Congratulations, Bam!

Congratulations to President Barack Obama for the award of the 2009 Nobel Prize for Peace!
Former speechwriter to President Jimmie Carter, James Fallows, analyzes Bam’s speech yesterday here.   The Peace Prize is yet another commonality between US Presidents 44 and 26.
I am stunned that much of the commentariat seems to think Obama has not done anything to deserve this, as if ending the Bush-Cheney doctrine of global bullying was nothing at all.  Let us not forget that an unelected US Administration made, in August 2002, a decision to invade Iraq, which decision said administration and their allies refused for several months to provide the public with reasons for (a refusal which led the Australian Senate, for example, to pass its first-ever and so-far-only motion of censure against a sitting Prime Minister, and which led to the largest public demonstrations in Europe for four decades), and which decision was then justified to the public on grounds the justifiers appear to have known at the time to be misleading and possibly also false.  For 8 long years, the US Government was led by a secretive, macho, power-hungry, war-mongering, torture-mongering, jingoistic, neoconservative cabal, and as a consequence the peace and safety of all us around the world was lessened.   The prospects for global peace improved dramatically at 12 noon on 20 January 2009, immediately upon the removal of that cabal from office, a removal that was itself also a major achievement, and the Nobel Committee has recognized that real achievement for peace with this award.
Among the churlish commentary, I was most surprised by former Polish President Lech Walesa’s reaction, who apparently said, “So soon? Too early. He has no contribution so far.  He is still at an early stage.”   But the Nobel Prize for Peace is sometimes awarded to people or groups as a statement of solidarity by the Nobel Committee, and thus the world, for the person or cause receiving it.   Recent examples include a courageous national political leader under house arrest (Aung San Suu Kyi,  1991), a courageous dissident scientist also held under house arrest by his Government (Andrei Sakharov 1975), and the leader of an outlawed trade union, whose cause appeared at the time not only to have failed completely but to have been entirely counter-productive, leading as it did to martial law and more political repression in response than would otherwise have been the case (Lech Walesa, 1983).
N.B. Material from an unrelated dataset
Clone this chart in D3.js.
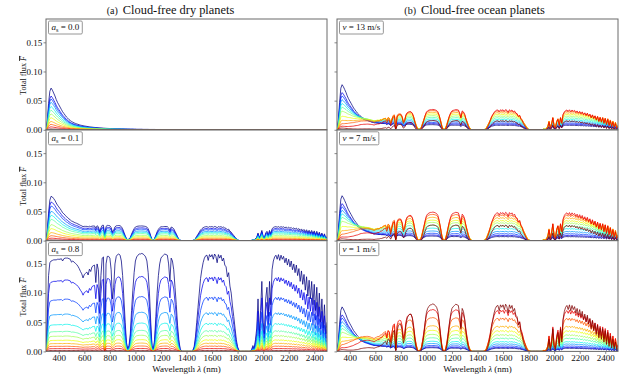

Meanwhile, Andrew Sullivan quotes an anonymous correspondent:

Remember how Obama should have stepped aside and let Hillary win the primaries? Remember how America wasn’t ready for a black President, of course, so why didn’t he just realize it and wait his turn? Remember last summer when the candidate went to Germany and gave speech before hundreds of thousands of adoring fans?  How arrogant.  Who does he think he is?  Only a president should do that.  He should have at least waited until he won. And then he did win.  And he took a world tour and gave a game changing speech in the Cairo.  Who did he think he was?  A rock star?  The arrogance and audacity – it’s breathtaking. If the man would just wait his turn, dammit.